Feline Panleukopenia Strikes Animal Shelter

Posted Oct 16, 2007 by Debra Myers
Panleukopenia may have found its way into a local animal shelter, and infected a few of the kittens and cats. Because of the kind of disease it is, Chemung County SPCA put the word out that none of the cats at the facility will be available for adoption.
Big Flats, NY - Panleukopenia is a pretty strange sounding name, but most people are more familiar with the term "feline parvovirus". Although not uncommon, it is a highly contagious disease between cats and is almost always deadly to kittens.
"All shelters across the country are confronted with Panleukopenia at one point or another. You can judge a shelter by the way they deal with it.
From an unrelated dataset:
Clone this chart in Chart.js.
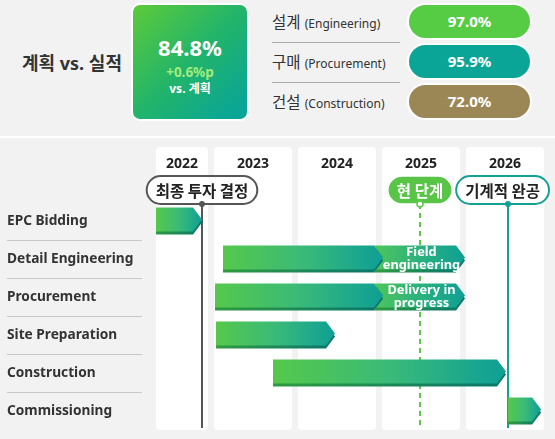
<!DOCTYPE html>
<html>
<head>
<meta charset="utf-8">
<script src="https://cdn.jsdelivr.net/npm/chart.js@4"></script>
<style>
  html, body { margin:0; padding:0; background:#f2f2f2; width:555px; height:439px; overflow:hidden;
    font-family:"Noto Sans","Noto Sans CJK KR",sans-serif; color:#333; }
  #topSec { position:absolute; left:0; top:0; width:555px; height:136px; }
  #sep { position:absolute; left:0; top:136px; width:555px; height:2px; background:#fff; }
  #title { position:absolute; left:22px; top:49px; font-size:18px; font-weight:700; color:#333; white-space:nowrap; }
  #kpi { position:absolute; left:131px; top:3px; width:114px; height:114px; border:2px solid #fff; border-radius:9px;
    background:linear-gradient(135deg,#5dca3a 0%,#22b46a 50%,#05a39f 100%); color:#fff; text-align:center; }
  #kpiVal { position:absolute; left:0; width:100%; top:29px; font-size:22px; font-weight:700; line-height:26px; }
  #kpiDelta { position:absolute; left:0; width:100%; top:59px; font-size:13.5px; font-weight:700; color:#a3ea7c; line-height:17px; }
  #kpiSub { position:absolute; left:0; width:100%; top:76px; font-size:12px; font-weight:700; line-height:15px; }
  .row { position:absolute; left:272px; white-space:nowrap; }
  .ko { font-size:15.5px; }
  .en { font-size:12px; }
  .rsep { position:absolute; left:272px; width:128px; height:1px; background:#aaa; }
  .pill { position:absolute; left:407px; width:121px; height:33px; border:2px solid #fff; border-radius:19px;
    color:#fff; font-weight:700; font-size:15px; text-align:center; line-height:33px; }
  #wrap { position:absolute; left:0; top:140px; width:555px; height:299px; }
</style>
</head>
<body>
<div id="topSec"></div>
<div id="sep"></div>
<div id="wrap"><canvas id="c" width="555" height="299"></canvas></div>
<script>
// ---------- data ----------
const headerTitle = '계획 vs. 실적';
const overallValue = '84.8%';
const overallDelta = '+0.6%p';
const overallSub = 'vs. 계획';
const phaseKo = ['설계', '구매', '건설'];
const phaseEn = ['(Engineering)', '(Procurement)', '(Construction)'];
const phaseValues = [97.0, 95.9, 72.0];
const phaseColors = ['#55cc44', '#0aa596', '#9a8755'];

const tasks = ['EPC Bidding', 'Detail Engineering', 'Procurement', 'Site Preparation', 'Construction', 'Commissioning'];
const taskStart = [2022.345, 2023.143, 2023.048, 2023.06, 2023.738, 2026.536];
const taskEnd   = [2022.893, 2025.048, 2025.048, 2024.476, 2026.512, 2026.93];
const phaseStart = [null, 2024.94, 2024.94, null, null, null];
const phaseEnd   = [null, 2026.024, 2026.024, null, null, null];
const phaseText  = [null, ['Field', 'engineering'], ['Delivery in', 'progress'], null, null, null];

const yearLabels = ['2022', '2023', '2024', '2025', '2026'];
const yearStarts = [2022, 2023, 2024, 2025, 2026];
const axisMin = 2022.345, axisMax = 2027;

const milestoneLabels = ['최종 투자 결정', '현 단계', '기계적 완공'];
const milestoneDates = [2022.893, 2025.488, 2026.536];
const milestoneStyles = ['outline-dark', 'filled-green', 'outline-teal'];

// ---------- top section (HTML) ----------
const topEl = document.getElementById('topSec');
topEl.innerHTML = `<div id="title">${headerTitle}</div>
<div id="kpi"><div id="kpiVal">${overallValue}</div><div id="kpiDelta">${overallDelta}</div><div id="kpiSub">${overallSub}</div></div>`;
const rowCenters = [22, 62, 102];
phaseKo.forEach((k, i) => {
  const r = document.createElement('div');
  r.className = 'row';
  r.style.top = (rowCenters[i] - 12) + 'px';
  r.innerHTML = `<span class="ko">${k}</span> <span class="en">${phaseEn[i]}</span>`;
  topEl.appendChild(r);
  const p = document.createElement('div');
  p.className = 'pill';
  p.style.top = (rowCenters[i] - 19) + 'px';
  p.style.background = phaseColors[i];
  p.textContent = phaseValues[i].toFixed(1) + '%';
  topEl.appendChild(p);
  if (i < 2) {
    const s = document.createElement('div');
    s.className = 'rsep';
    s.style.top = (i === 0 ? 42 : 82) + 'px';
    topEl.appendChild(s);
  }
});

// ---------- gantt (Chart.js) ----------
const FONT = '"Noto Sans", "Noto Sans CJK KR", sans-serif';
const FONT_KR = '"Noto Sans CJK KR", "Noto Sans", sans-serif';

function roundRect(ctx, x, y, w, h, r) {
  ctx.beginPath();
  ctx.moveTo(x + r, y);
  ctx.lineTo(x + w - r, y);
  ctx.arcTo(x + w, y, x + w, y + r, r);
  ctx.lineTo(x + w, y + h - r);
  ctx.arcTo(x + w, y + h, x + w - r, y + h, r);
  ctx.lineTo(x + r, y + h);
  ctx.arcTo(x, y + h, x, y + h - r, r);
  ctx.lineTo(x, y + r);
  ctx.arcTo(x, y, x + r, y, r);
  ctx.closePath();
}
function chevron(ctx, x0, x1, t, b, tip, notch) {
  const m = (t + b) / 2;
  ctx.beginPath();
  ctx.moveTo(x0, t);
  ctx.lineTo(x1 - tip, t);
  ctx.lineTo(x1, m);
  ctx.lineTo(x1 - tip, b);
  ctx.lineTo(x0, b);
  if (notch) ctx.lineTo(x0 + tip, m);
  ctx.closePath();
}

const ganttPlugin = {
  id: 'gantt',
  beforeDatasetsDraw(chart) {
    const { ctx, chartArea: ca, scales: { x, y } } = chart;
    const panelTop = ca.top - 55;
    ctx.save();
    yearLabels.forEach((lab, i) => {
      const s = yearStarts[i];
      let p0 = x.getPixelForValue(Math.max(s, axisMin));
      let p1 = x.getPixelForValue(Math.min(s + 1, axisMax));
      if (s > axisMin) p0 += 3;
      p1 -= 3;
      ctx.fillStyle = '#ffffff';
      roundRect(ctx, p0, panelTop, p1 - p0, ca.bottom - panelTop, 4);
      ctx.fill();
      ctx.fillStyle = '#222';
      ctx.font = 'bold 14px ' + FONT;
      ctx.textAlign = 'center';
      ctx.textBaseline = 'middle';
      ctx.fillText(lab, (p0 + p1) / 2, panelTop + 17);
    });
    ctx.strokeStyle = '#c8c8c8';
    ctx.lineWidth = 1;
    for (let i = 0; i < tasks.length - 1; i++) {
      const yy = Math.round((y.getPixelForValue(i) + y.getPixelForValue(i + 1)) / 2) + 0.5;
      ctx.beginPath();
      ctx.moveTo(7, yy);
      ctx.lineTo(142, yy);
      ctx.stroke();
    }
    milestoneDates.forEach((d, i) => {
      const px = Math.round(x.getPixelForValue(d));
      const st = milestoneStyles[i];
      ctx.beginPath();
      ctx.lineWidth = 2;
      if (st === 'outline-dark') { ctx.strokeStyle = '#555'; ctx.setLineDash([]); }
      else if (st === 'filled-green') { ctx.strokeStyle = '#5cc84a'; ctx.setLineDash([5, 4]); }
      else { ctx.strokeStyle = '#14a094'; ctx.setLineDash([]); }
      ctx.moveTo(px, ca.top + 2);
      ctx.lineTo(px, ca.bottom - 2);
      ctx.stroke();
      ctx.setLineDash([]);
    });
    ctx.restore();
  },
  afterDatasetDraw(chart, args) {
    const { ctx } = chart;
    const meta = args.meta;
    const isPhase = args.index === 1;
    ctx.save();
    meta.data.forEach((el, i) => {
      const raw = chart.data.datasets[args.index].data[i];
      if (!raw) return;
      const x0 = Math.min(el.x, el.base), x1 = Math.max(el.x, el.base);
      const top = el.y - el.height / 2;
      const bodyH = el.height - 3;
      const tip = 9;
      const sg = ctx.createLinearGradient(x0, 0, x1, 0);
      sg.addColorStop(0, '#2f9a40');
      sg.addColorStop(1, '#08766d');
      ctx.fillStyle = sg;
      chevron(ctx, x0, x1, top + 3, top + 3 + bodyH, tip, isPhase);
      ctx.fill();
      const g = ctx.createLinearGradient(x0, 0, x1, 0);
      if (isPhase) {
        g.addColorStop(0, '#4ec55a');
        g.addColorStop(0.5, '#2bb27d');
        g.addColorStop(1, '#0f9f95');
      } else {
        g.addColorStop(0, '#55c84b');
        g.addColorStop(0.5, '#3aba78');
        g.addColorStop(1, '#0e9f96');
      }
      ctx.fillStyle = g;
      chevron(ctx, x0, x1, top, top + bodyH, tip, isPhase);
      ctx.fill();
      if (isPhase && phaseText[i]) {
        ctx.fillStyle = '#fff';
        ctx.font = 'bold 12.8px ' + FONT;
        ctx.textAlign = 'center';
        ctx.textBaseline = 'middle';
        const cx = (x0 + x1) / 2 + 2;
        const cy = top + bodyH / 2 + 1.5;
        ctx.fillText(phaseText[i][0], cx, cy - 6.5);
        ctx.fillText(phaseText[i][1], cx, cy + 6.5);
      }
    });
    ctx.restore();
  },
  afterDatasetsDraw(chart) {
    const { ctx, chartArea: ca, scales: { x } } = chart;
    ctx.save();
    milestoneLabels.forEach((lab, i) => {
      const px = Math.round(x.getPixelForValue(milestoneDates[i]));
      const st = milestoneStyles[i];
      ctx.font = 'bold 15.5px ' + FONT_KR;
      const w = ctx.measureText(lab).width + 18;
      const h = 28;
      let cx = px;
      if (cx + w / 2 > chart.width - 6) cx = chart.width - 6 - w / 2;
      const cy = ca.top - 12;
      roundRect(ctx, cx - w / 2, cy - h / 2, w, h, h / 2);
      if (st === 'filled-green') {
        ctx.fillStyle = '#58c546';
        ctx.fill();
        ctx.strokeStyle = '#ffffff';
        ctx.lineWidth = 1.5;
        ctx.stroke();
      } else {
        ctx.fillStyle = '#ffffff';
        ctx.fill();
        ctx.strokeStyle = st === 'outline-dark' ? '#555' : '#14a094';
        ctx.lineWidth = 2;
        ctx.stroke();
      }
      ctx.fillStyle = st === 'filled-green' ? '#ffffff' : '#222';
      ctx.textAlign = 'center';
      ctx.textBaseline = 'middle';
      ctx.fillText(lab, cx, cy + 1);
      const dy = cy + h / 2;
      ctx.beginPath();
      ctx.arc(px, dy, 3, 0, Math.PI * 2);
      if (st === 'filled-green') {
        ctx.fillStyle = '#fff'; ctx.fill();
        ctx.strokeStyle = '#5cc84a'; ctx.lineWidth = 1.5; ctx.stroke();
      } else {
        ctx.fillStyle = st === 'outline-dark' ? '#555' : '#14a094';
        ctx.fill();
      }
    });
    ctx.restore();
  }
};

new Chart(document.getElementById('c'), {
  type: 'bar',
  data: {
    labels: tasks,
    datasets: [
      { label: 'Plan', data: tasks.map((_, i) => [taskStart[i], taskEnd[i]]),
        backgroundColor: 'rgba(0,0,0,0)', borderWidth: 0, barThickness: 27, grouped: false },
      { label: 'Current', data: tasks.map((_, i) => phaseStart[i] == null ? null : [phaseStart[i], phaseEnd[i]]),
        backgroundColor: 'rgba(0,0,0,0)', borderWidth: 0, barThickness: 27, grouped: false }
    ]
  },
  options: {
    indexAxis: 'y',
    responsive: false,
    animation: false,
    layout: { padding: { left: 7, right: 8, top: 62, bottom: 9 } },
    plugins: { legend: { display: false }, tooltip: { enabled: false } },
    scales: {
      x: { type: 'linear', min: axisMin, max: axisMax, display: false },
      y: {
        grid: { display: false }, border: { display: false },
        ticks: { crossAlign: 'far', color: '#333', font: { family: FONT, size: 13.7, weight: 'bold' }, padding: 0 },
        afterFit: (axis) => { axis.width = 149; }
      }
    }
  },
  plugins: [ganttPlugin]
});
</script>
</body>
</html>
We decided to come forth with our community letting them know we did have a suspected case in the shelter," said Leanne Falkingham of the Chemung County SPCA.
Panleukopenia is transmitted via shared food and water dishes, grooming of each other, fleas, in utero, and handling by humans where the disease is transmitted between cats.
Symptoms vary, and may often be mistaken for some other medical problems. The first signs an owner might notice are generalized depression, loss of appetite, high fever, lethargy, vomiting, severe diarrhea, dehydration or hanging over the water dish. Normally, the sickness may go on for three or four days after the first elevation of body temperature. Fever will fluctuate during the illness in some cats and abruptly fall to subnormal levels shortly before death.
Other symptoms can be:
> Appearance of the "third eyelid," or haw, in the inner corner of the eye
> Lack of grooming, evidenced by dull, rough coat
> Evidence of abdominal pain
> A "hunched over" postural appearance
The good news is that when caught early enough, the cats can be vaccinated with routine trips to the vets, plus sanitary precautions can stop the disease in its tracks.
Neighbors of the SPCA are concerned enough that they will also monitor their own cats and said that they would make sure their cats were vaccinated.
SPCA officials say the disease does not affect humans or dogs.
Currently, Chemung County SPCA has some 200 cats and kittens.